Welcome to the final week of the 2025 Australian election campaign. It feels appropriate that the final leaders debate produced exactly zero things worthy of note or different to previous statements, from either leader, in the energy and climate context. Both were calling it in, and honestly, that’s better for everyone.
The more interesting moment came the day before: on Saturday, Peter Dutton did something he has only done once before in this campaign – he uttered the word ‘climate’. It’s a remarkable reply:
QUESTION: The people of Leichhardt, though, they know that, you know, there’s coral bleaching and climate change affecting the Great Barrier Reef. So, in the next ten years, what is your climate policy?
PETER DUTTON: Well, we’ve said in relation to our policy, that we’ll announce our targets once we get into government, get the advice from the agencies, but if you’re concerned about the environment, you’re concerned about climate, then your only choice at this election is to vote for the Coalition, because Anthony Albanese has a plan that has failed. We’re now talking about blackouts and brownouts in our country. Power bills haven’t come down by $275, they’ve gone up by $1,300. That’s the reality.
Just pause for a moment. Soak in the weirdness. If you’re concerned for environment or climate, you should be voting for the Coalition. Is there a single living soul out there who is convinced by something like that?
To me, it’s a really perfect illustration of the multiple personality disorder that has characterised Dutton’s campaign.
If the Coalition had been running a classic hard-right conservative campaign, they would be mentioning climate change constantly – but in the context of it being an elite, luxury concern pushed by out-of-touch academics and greenies.
As I’ve written here before, the election and subsequent economic disaster that is Donald Trump convinced the Coalition’s campaign strategists to put on a moderate mask during most of the past few weeks.
Instead of aggressively and constantly attacking Labor’s climate policies, the Coalition opted for a softer approach that noticeably strayed from critiquing the concept of climate policy inherently and instead leaning on anti-renewable and anti-EV tropes that focused on technology misinformation.
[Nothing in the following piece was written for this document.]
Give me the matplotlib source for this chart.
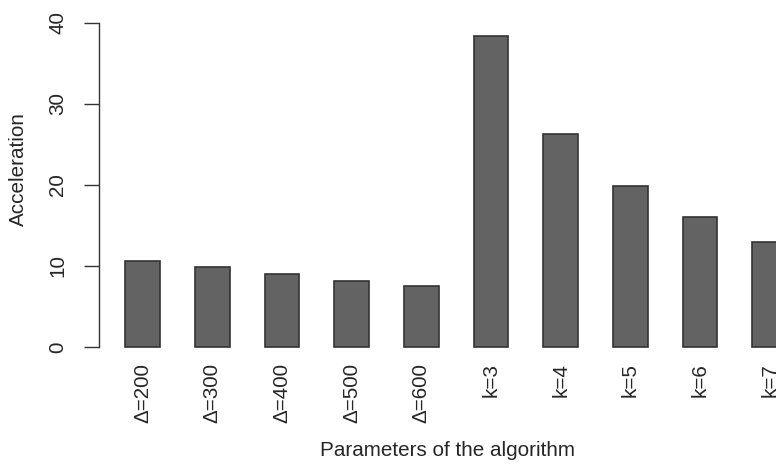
import matplotlib
matplotlib.use("Agg")
import matplotlib.pyplot as plt

categories = ["Δ=200", "Δ=300", "Δ=400", "Δ=500", "Δ=600",
              "k=3", "k=4", "k=5", "k=6", "k=7"]
acceleration = [10.6, 9.9, 9.0, 8.2, 7.55, 38.35, 26.3, 19.85, 16.05, 13.0]
yticks = [0, 10, 20, 30, 40]

plt.rcParams['font.family'] = ['Liberation Sans', 'DejaVu Sans']
TXT = "#262626"
FS = 14.9

fig = plt.figure(figsize=(7.76, 4.66), dpi=100)
ax = fig.add_axes([0.1272, 0.2275, 0.9213, 0.7517])

# R barplot layout: width 1, space 1
centers = [2 * (i + 1) - 0.5 for i in range(len(categories))]
ax.bar(centers, acceleration, width=1.0, color="#636363",
       edgecolor="#333333", linewidth=1.2)

ax.set_xlim(0.24, 20.76)
ax.set_ylim(-1.6, 41.6)

for s in ["top", "right", "bottom"]:
    ax.spines[s].set_visible(False)
ax.spines["left"].set_bounds(0, 40)
ax.spines["left"].set_color("#333333")
ax.spines["left"].set_linewidth(1.0)

ax.set_yticks(yticks)
ax.set_yticklabels([str(v) for v in yticks], rotation=90, va="center",
                   fontsize=FS, color=TXT)
ax.tick_params(axis="y", length=10.6, width=1.0, color="#333333", pad=12)

ax.set_xticks(centers)
ax.set_xticklabels(categories, rotation=90, fontsize=FS, color=TXT)
ax.tick_params(axis="x", length=0, pad=2)

fig.text(0.0232, 0.6363, "Acceleration", rotation=90, ha="center",
         va="center", fontsize=FS, color=TXT)
fig.text(0.5773, 0.0215, "Parameters of the algorithm", ha="center",
         va="baseline", fontsize=FS, color=TXT)

fig.savefig("out.png", dpi=100)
The panic has obviously begun to seep in, for the Coalition. Dutton recently decried the ABC and the Guardian as “hate media“. That was specifically because he claims those two media outlets are projecting the Coalition will lose the poll this coming Saturday – despite every single other major media outlet projecting exactly the same.
During the uninspiring leaders’ debate, Dutton decided to attack Welcome to Country ceremonies (only days after an ANZAC day ceremony was interrupted by Neo Nazi hecklers).
In the same answer in which Dutton claims the Coalition is a climate leader he also jarringly pivots back to claiming Labor’s climate policies are causing ‘blackouts and brownouts’ (despite this not really being on the agenda).
It sounds disjointed because Peter Dutton is just mashing the buttons on the campaign control panel. The polls (hate media or not) continue to get worse for Dutton.
It is likely that this last week might see some moves that actually do stray from the script, when it comes to the Coalition’s positions on energy and climate, and Dutton’s remarks to media.
More for people like us to fact-check and critique – but ultimately, just a mad scramble of panic from a leader whose insistence that he is going to win the election next Saturday feels like an admission that he may have already lost.